Equality California sues Donald TrumpAround the Nation, Online Only, Top Highlights Tuesday, September 5th, 2017
LOS ANGELES, Calif. — Equality California filed a lawsuit today in United States District Court for the Central District of California challenging the constitutionality of President Donald Trump’s Aug. 25 directive banning transgender people from enlisting or serving openly in the military, and denying them medically necessary healthcare.
Latham & Watkins LLP represents Equality California in the case, together with four named and three unnamed transgender plaintiffs, who are harmed by the ban. Equality California represents more than 500,000 members in California, including transgender people directly affected by the President’s order. California is home to the largest number of LGBT people and the largest concentration of servicemembers of any state. The three unnamed plaintiffs are active duty transgender servicemembers serving in the United States Army and Air Force. The August 25 directive bans them from continuing to serve in the military, and denies them necessary medical care. The four named individual plantiffs are Jaquice Tate, 27, an active-duty member of the Army, in addition to Aiden Stockman, 20, Nicolas Talbott, 23, and Tamasyn Reeves, 29, the three of whom have taken steps to enlist in the military but are barred from doing so under the ban.
The complaint names President Trump, Defense Secretary James Mattis, and other top military officials as defendants, against whom it asserts several constitutional claims under the Fifth and First Amendments. It principally presses claims that the ban unlawfully discriminates against transgender people on the basis of their gender identity; impinges upon transgender people’s fundamental rights by penalizing and stigmatizing them for expressing a fundamental aspect of their personal identity; and violates the right of transgender servicemembers to openly express who they are. It states that the ban is arbitrary, without a rational basis, and motivated by animus against transgender people.
“President Trump has attacked American heroes who have risen above discrimination, hostility and lack of acceptance to serve our country by putting their lives on the line in its defense,” said Rick Zbur, executive director of Equality California. “His justification for the ban bears no relation to the truth. Contrary to what the President states, ejecting loyal members of the armed forces promotes chaos and division, not unit cohesion. The cost to the government of transition-related care is negligible.
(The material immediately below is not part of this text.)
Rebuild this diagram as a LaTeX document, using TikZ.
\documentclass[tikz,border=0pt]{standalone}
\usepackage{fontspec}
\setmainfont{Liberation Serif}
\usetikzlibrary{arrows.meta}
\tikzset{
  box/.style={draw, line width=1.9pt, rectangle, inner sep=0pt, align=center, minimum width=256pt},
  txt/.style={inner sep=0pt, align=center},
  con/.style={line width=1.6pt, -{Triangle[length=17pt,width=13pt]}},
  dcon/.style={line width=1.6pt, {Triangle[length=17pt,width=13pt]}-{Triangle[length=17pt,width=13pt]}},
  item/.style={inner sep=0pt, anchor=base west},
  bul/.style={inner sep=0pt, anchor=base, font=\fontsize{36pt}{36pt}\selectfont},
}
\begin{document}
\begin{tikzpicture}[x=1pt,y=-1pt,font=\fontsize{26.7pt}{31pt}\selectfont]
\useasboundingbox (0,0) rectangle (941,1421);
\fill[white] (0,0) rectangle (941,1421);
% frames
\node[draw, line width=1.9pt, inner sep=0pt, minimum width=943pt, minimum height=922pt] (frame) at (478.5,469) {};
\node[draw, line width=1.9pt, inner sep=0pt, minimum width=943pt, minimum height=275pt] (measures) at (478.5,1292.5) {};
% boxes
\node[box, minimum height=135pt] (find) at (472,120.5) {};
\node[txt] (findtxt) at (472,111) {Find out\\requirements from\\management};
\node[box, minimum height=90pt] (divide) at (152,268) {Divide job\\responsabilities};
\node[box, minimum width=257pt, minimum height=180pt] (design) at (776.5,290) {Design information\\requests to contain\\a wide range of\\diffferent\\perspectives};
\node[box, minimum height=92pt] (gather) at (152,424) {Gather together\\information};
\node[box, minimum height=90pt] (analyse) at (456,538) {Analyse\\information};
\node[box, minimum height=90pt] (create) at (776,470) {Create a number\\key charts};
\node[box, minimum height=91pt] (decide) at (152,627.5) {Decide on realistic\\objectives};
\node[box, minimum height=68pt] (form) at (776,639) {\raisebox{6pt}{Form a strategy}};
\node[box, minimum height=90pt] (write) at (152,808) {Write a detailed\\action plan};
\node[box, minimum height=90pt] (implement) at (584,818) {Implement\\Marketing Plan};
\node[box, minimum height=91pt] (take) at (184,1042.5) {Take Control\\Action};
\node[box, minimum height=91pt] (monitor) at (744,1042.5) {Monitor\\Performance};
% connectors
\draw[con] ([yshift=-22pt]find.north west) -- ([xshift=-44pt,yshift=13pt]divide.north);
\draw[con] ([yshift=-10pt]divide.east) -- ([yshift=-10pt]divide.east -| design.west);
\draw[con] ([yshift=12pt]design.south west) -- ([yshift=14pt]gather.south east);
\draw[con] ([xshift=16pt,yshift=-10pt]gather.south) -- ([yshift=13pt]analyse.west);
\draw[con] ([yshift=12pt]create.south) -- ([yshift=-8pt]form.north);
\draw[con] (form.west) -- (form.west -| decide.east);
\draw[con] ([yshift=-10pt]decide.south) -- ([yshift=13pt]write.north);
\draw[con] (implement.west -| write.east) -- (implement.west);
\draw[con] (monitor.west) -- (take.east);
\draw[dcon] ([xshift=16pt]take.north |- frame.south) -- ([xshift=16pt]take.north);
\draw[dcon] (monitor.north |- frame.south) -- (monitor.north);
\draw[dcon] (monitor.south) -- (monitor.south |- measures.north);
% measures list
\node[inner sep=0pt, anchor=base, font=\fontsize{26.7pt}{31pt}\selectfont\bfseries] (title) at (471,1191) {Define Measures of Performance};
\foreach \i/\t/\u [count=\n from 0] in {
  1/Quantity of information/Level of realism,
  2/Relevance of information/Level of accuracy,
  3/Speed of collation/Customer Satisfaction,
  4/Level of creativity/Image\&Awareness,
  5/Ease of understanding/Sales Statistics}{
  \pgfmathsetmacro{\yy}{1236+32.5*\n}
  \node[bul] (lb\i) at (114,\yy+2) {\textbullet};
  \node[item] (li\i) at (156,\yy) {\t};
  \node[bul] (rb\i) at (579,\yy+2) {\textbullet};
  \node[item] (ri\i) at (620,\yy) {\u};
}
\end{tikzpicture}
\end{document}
On the other hand, discharging thousands will cost taxpayers hundreds of millions of dollars and will rip trained and loyal servicemembers out of their units, harming military readiness and requiring the military to find and pay to train replacements. The order effectively leaves no discretion to military leaders, many of whom are firmly opposed to this ban.”
President Trump issued his directive to the Departments of Defense and Homeland Security. It reinstates a prohibition against transgender servicemembers lifted last year and makes good on his intentions announced on Twitter this past July to renew the ban. It also bars funding to pay for essential medical care for transgender service members except when “necessary to protect the health of an individual who has already begun a course of treatment to reassign his or her sex.” The ban must be fully implemented by March 2018.
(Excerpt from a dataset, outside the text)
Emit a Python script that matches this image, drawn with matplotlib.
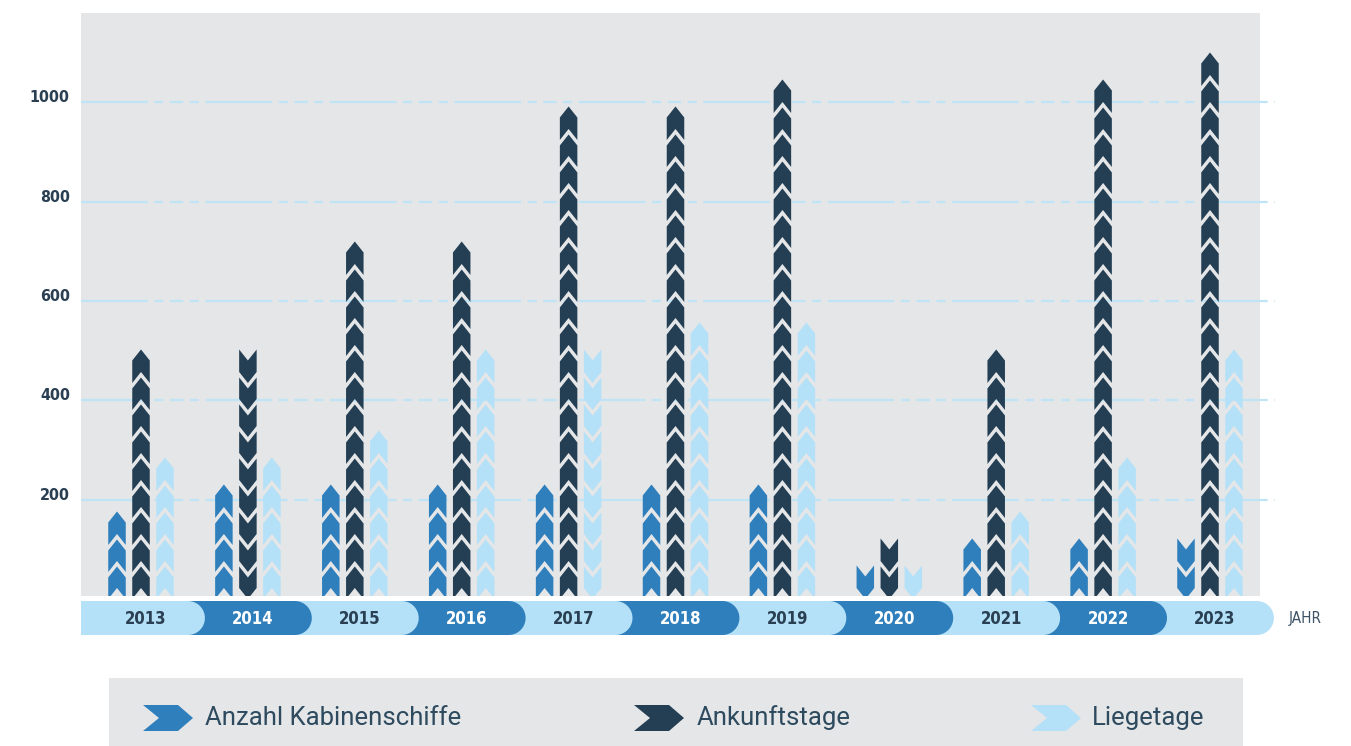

Secretary Mattis’s comments last week changed nothing, as his comments were entirely consistent with what the August 25 directive already required: the ban will go into place in March 2018; transgender people who wish to enlist are, at this very moment, banned from doing so; and, with extremely limited exception, transgender servicemembers are currently and forever prohibited from receiving essential medical care. Any other understanding of the Defense Secretary’s remarks is “fake news.”
The President’s August 25 directive reverses a June 2016 policy implemented by then-Secretary of Defense Ash Carter, which permitted transgender people to serve openly. The issuance of that policy followed an exhaustive, year-long review process in which military leaders from all branches of the Armed Forces participated and agreed that transgender people should be permitted to serve. That process included a comprehensive study by the RAND Corporation, which concluded that banning transgender people from military service served no legitimate purpose, while allowing open service would best serve the military’s needs.
“Military policy must be based on military concerns, not politics,” said Shannon Minter, the legal director of the National Center for Lesbian Rights, which consulted with Equality California and Latham & Watkins LLP in preparing the case. “As the military itself concluded, transgender people who qualify for military service are just as capable of serving our country as others. The President’s new policy is an assault on dedicated service members who deserve nothing but our gratitude and respect, and it will undermine our national security.”
The case is titled Stockman v. Trump.